Records of ancient temperatures are provided by O18, a heavy isotope of oxygen that has 18 neutrons in its nucleus instead of the 16 found in ordinary oxygen atoms. About one of every 500 atoms of oxygen in water is O18, and water molecules containing the heavy isotope will fall from clouds in the form of rain or snow before those with ordinary oxygen atoms. In colder weather, the isotope falls even more rapidly. Thus, by the time that clouds arrive over the site where the ice cores were taken, the ratio of O18 atoms to ordinary oxygen atoms in the precipitation is lower than usual.

By dating each ice layer like growth rings on a tree, the scientists have been able to use the oxygen-isotope ratio to chart yearly variations in weather to depths of 300 ft. Beyond that level, the annual record becomes blurred. But it is still clear enough to let scientists distinguish broad climatological trends. Analysis of the layers showed, for example, that the earth's last ice age began some 70,000 years ago and did not end until about 10,000 years ago. The investigators also made some long-range forecasts. Projecting the established weather pattern, they predicted that temperatures in the Northern Hemisphere will continue to drop for 25 years before a warming trend sets in.

Nature's Relics. Since they published their findings in Science last month, Chester C. Langway Jr. of the U.S. Army's Cold Regions Research and Engineering Lab at Hanover, N.H., and his three Danish collaborators have been deluged with requests for ice specimens. The interest of other scientists is understandable. The ice now being preserved in deep freezes at Hanover may contain a wide assortment of nature's rare relics, ranging from evidence of past cosmic-ray bombardment to bubbles of ancient trapped air that will tell much about the composition of the earth's atmosphere thousands of years ago.

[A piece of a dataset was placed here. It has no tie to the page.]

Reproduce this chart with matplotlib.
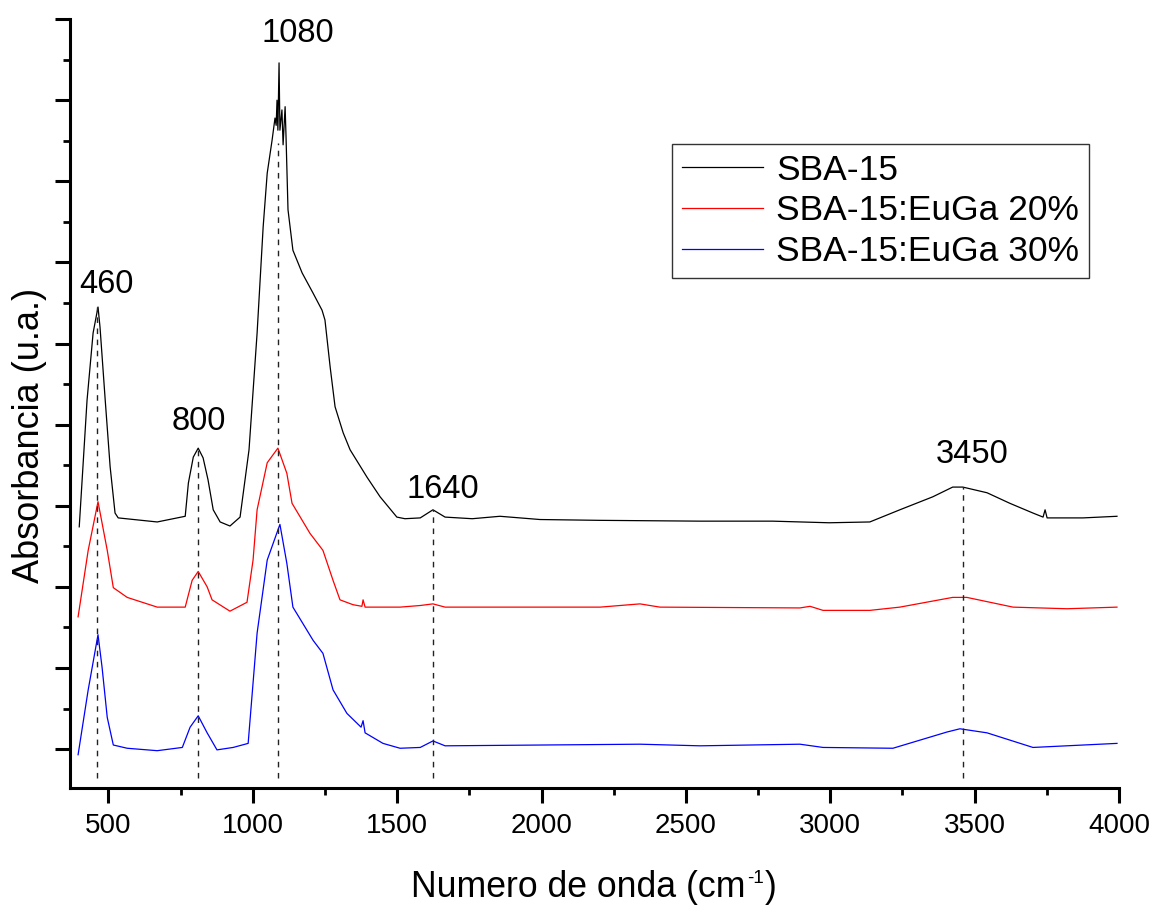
import numpy as np
import matplotlib.pyplot as plt
from matplotlib.ticker import MultipleLocator, AutoMinorLocator

plt.rcParams['font.family'] = ['Liberation Sans', 'DejaVu Sans']

# SBA-15 (black), vertically offset spectrum
sba_x = [399, 426, 447, 464, 471, 489, 506, 523, 534, 669, 766, 777, 794, 811, 828,
         845, 863, 887, 921, 956, 987, 1015, 1036, 1050, 1067, 1077, 1081, 1084, 1087,
         1091, 1094, 1101, 1105, 1112, 1115, 1122, 1139, 1171, 1209, 1240, 1250, 1268,
         1285, 1313, 1337, 1396, 1441, 1499, 1527, 1580, 1624, 1666, 1760, 1856, 1995,
         2200, 2549, 2800, 2996, 3137, 3241, 3355, 3424, 3459, 3543, 3622, 3702, 3737,
         3744, 3751, 3875, 3993]
sba_y = [2.74, 4.30, 5.13, 5.45, 5.20, 4.30, 3.48, 2.91, 2.85, 2.80, 2.87, 3.28, 3.60,
         3.71, 3.59, 3.32, 2.95, 2.80, 2.75, 2.86, 3.69, 5.13, 6.44, 7.10, 7.51, 7.78,
         7.69, 8.00, 7.63, 8.46, 7.63, 7.88, 7.45, 7.92, 7.57, 6.65, 6.15, 5.87, 5.62,
         5.41, 5.29, 4.71, 4.22, 3.90, 3.69, 3.35, 3.11, 2.86, 2.84, 2.85, 2.95, 2.86,
         2.84, 2.87, 2.83, 2.82, 2.81, 2.81, 2.79, 2.80, 2.95, 3.11, 3.23, 3.23, 3.16,
         3.03, 2.91, 2.86, 2.95, 2.85, 2.85, 2.87]

# SBA-15:EuGa 20% (red)
eu20_x = [395, 430, 464, 496, 517, 565, 669, 766, 790, 811, 842, 859, 921, 980, 1001,
          1015, 1050, 1087, 1118, 1136, 1198, 1243, 1278, 1302, 1347, 1378, 1382, 1389,
          1510, 1580, 1624, 1666, 2203, 2341, 2410, 2895, 2930, 2975, 3137, 3241, 3424,
          3473, 3633, 3820, 3993]
eu20_y = [1.63, 2.45, 3.05, 2.45, 1.99, 1.87, 1.75, 1.75, 2.08, 2.19, 2.00, 1.84, 1.70,
          1.81, 2.33, 2.95, 3.53, 3.71, 3.40, 3.03, 2.66, 2.45, 2.08, 1.84, 1.78, 1.76,
          1.84, 1.75, 1.75, 1.77, 1.79, 1.75, 1.75, 1.79, 1.75, 1.74, 1.76, 1.71, 1.71,
          1.75, 1.87, 1.87, 1.75, 1.73, 1.75]

# SBA-15:EuGa 30% (blue)
eu30_x = [395, 430, 464, 478, 496, 517, 565, 669, 756, 783, 811, 842, 876, 932, 984,
          1015, 1050, 1094, 1118, 1139, 1209, 1243, 1278, 1326, 1375, 1382, 1389, 1451,
          1510, 1580, 1624, 1666, 2341, 2549, 2895, 2975, 3217, 3404, 3449, 3543, 3702,
          3993]
eu30_y = [-0.07, 0.73, 1.41, 1.01, 0.39, 0.05, 0.01, -0.02, 0.02, 0.27, 0.41, 0.20,
          -0.01, 0.02, 0.07, 1.43, 2.33, 2.77, 2.29, 1.75, 1.34, 1.18, 0.73, 0.44, 0.27,
          0.35, 0.20, 0.07, 0.01, 0.02, 0.10, 0.04, 0.06, 0.04, 0.06, 0.02, 0.01, 0.21,
          0.25, 0.20, 0.02, 0.07]

series_names = ['SBA-15', 'SBA-15:EuGa 20%', 'SBA-15:EuGa 30%']
series_colors = ['black', '#ff0000', '#0000ff']

# marked bands: line position, top of dashed line, label text, label position
peak_pos = [461, 811, 1088, 1624, 3460]
peak_top = [5.45, 3.71, 7.47, 2.95, 3.23]
peak_text = ['460', '800', '1080', '1640', '3450']
peak_text_x = [492, 812, 1155, 1659, 3490]
peak_text_y = [5.62, 3.93, 8.72, 3.09, 3.53]

fig = plt.figure(figsize=(11.53, 9.06), dpi=100)
ax = fig.add_axes((70 / 1153, 1 - 788 / 906, 1049 / 1153, 769 / 906))

for xs, ys, name, c in zip((sba_x, eu20_x, eu30_x), (sba_y, eu20_y, eu30_y),
                           series_names, series_colors):
    ax.plot(xs, ys, color=c, lw=0.9, label=name)

for px, top in zip(peak_pos, peak_top):
    ax.plot([px, px], [-0.36, top], color='#222222', lw=1.0, ls=(0, (4, 4)))

for tx, ty, t in zip(peak_text_x, peak_text_y, peak_text):
    ax.text(tx, ty, t, ha='center', va='baseline', fontsize=23.5)

ax.set_xlim(367, 4000)
ax.set_ylim(-0.48, 9.001)
ax.xaxis.set_major_locator(MultipleLocator(500))
ax.xaxis.set_minor_locator(AutoMinorLocator(2))
ax.yaxis.set_major_locator(MultipleLocator(1))
ax.yaxis.set_minor_locator(AutoMinorLocator(2))
ax.set_yticklabels([])

for side in ('top', 'right'):
    ax.spines[side].set_visible(False)
for side in ('left', 'bottom'):
    ax.spines[side].set_linewidth(2.2)
ax.tick_params(which='major', direction='out', length=11, width=2.2, labelsize=20, pad=7)
ax.tick_params(which='minor', direction='out', length=5, width=2.0)

# x label with a small hyphen superscript, as in the original
xl = fig.text(411 / 1153, 1 - 905 / 906, 'Numero de onda (cm', fontsize=25.7,
              ha='left', va='bottom')
sup = ax.annotate('-1', xy=(1, 0), xycoords=xl, xytext=(1, 13),
                  textcoords='offset points', fontsize=13.5, ha='left', va='bottom')
ax.annotate(')', xy=(1, 0), xycoords=sup, xytext=(1, -13),
            textcoords='offset points', fontsize=25.7, ha='left', va='bottom')

ax.set_ylabel('Absorbancia (u.a.)', fontsize=26)
ax.yaxis.set_label_coords(-0.022, 0.459)

leg = ax.legend(loc='upper left', bbox_to_anchor=(672 / 1153, 1 - 144 / 906),
                bbox_transform=fig.transFigure, borderaxespad=0, fontsize=25.5,
                handlelength=2.3, handletextpad=0.38, labelspacing=0.22,
                borderpad=0.27, fancybox=False, framealpha=1)
leg.get_frame().set_edgecolor('#333333')
leg.get_frame().set_linewidth(1.0)

fig.savefig('out.png', dpi=100, facecolor='white')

After years of enduring the rigors of life at the top of the world, Langway will soon go to the bottom to help organize a large new core-drilling operation in eastern Antarctica. There, the drilling will be even more difficult because the temperature of the subsurface ice is -40DEG F. (v. -13DEG F. in Greenland), but Langway's southern trip may well be worth the effort. By comparing his new findings with those in Greenland, he hopes to determine whether the climatic changes in one hemisphere triggered changes in the other. He also thinks that ice cores may hold the answer to an old scientific puzzle: What caused the earth's last ice age?